Rave K, Nosek L, Posner J, Heise T. Renal glucose excretion as a function of blood glucose concentration in subjects with with type 2 diabetes- results of a hyperglycaemic glucose camp study. Nephrol Dial Transplant, 2006; 21(8): 2166-2171.
tPA and Stroke WITH DR. ADEOYE
There has been and still is significant debate surrounding the utility of intravenous tPA for acute strokes. Looking at the timeline of major tPA trials is helpful in understanding the controversy. ECASS I was published in 1995 and was negative. NINDS was also published in 1995 and was positive. Shortly thereafter, tPA was FDA approved. ECASS II in 1998 was negative, as was ATLANTIS in 1999. Based on this, it is not unreasonable to conclude the tPA seems bad given the ratio of three negative studies versus one positive. It is important to look at the details of these studies, however. ECASS I used a larger dose of tPA and had a median time to treatment of 4 hours and 24 minutes. ECASS II ‘s median time to treatment was 5 hours, and ATLANTIS was 4 hours 36 minutes. On the other hand, in the NINDS trial, the median time to treatment was 1 hour and 30 minutes. This is the crucial difference.
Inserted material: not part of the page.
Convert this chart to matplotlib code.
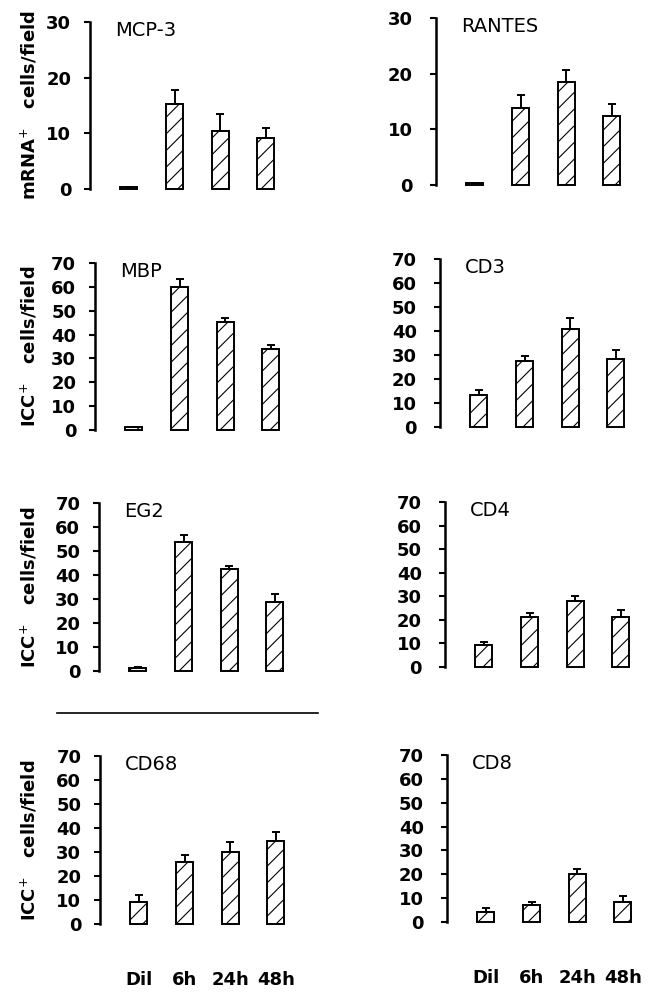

One example of this important time to tPA difference is highlighted by studies conducted at Cleveland Clinic. In the first study of 70 patients who received tPA (no specific timing requirements), they found higher rates of intracranial hemorrhage (ICH) than reported in many of the trials (15%).1 When these authors looked at ICH rates three years later when patients could only receive tPA within three hours of symptoms onset, rates of ICH had decreased substantially and were very similar to what was reported in NINDS.2 The utility of tPA is very dependent on finding the right patient population because it definitely is not appropriate for everyone but may be beneficial for some, and as imaging and systems improve, so have the improvement in patient oriented outcomes.
Katzan I, Furlan A, Lloyd L, Frank J, et al. Use of tissue-type plasminogen activator for acute ischemic stroke- the Cleveland area experience. JAMA, 2000; 283(9): 1151-1158.
Katzan I, Hammer M, Furlan A, Hixson E, et al. Quality improvement and tissue-type plasminogen activator for acute ischemic stroke: a Cleveland update. Stroke, 2003; 34(3): 799-800.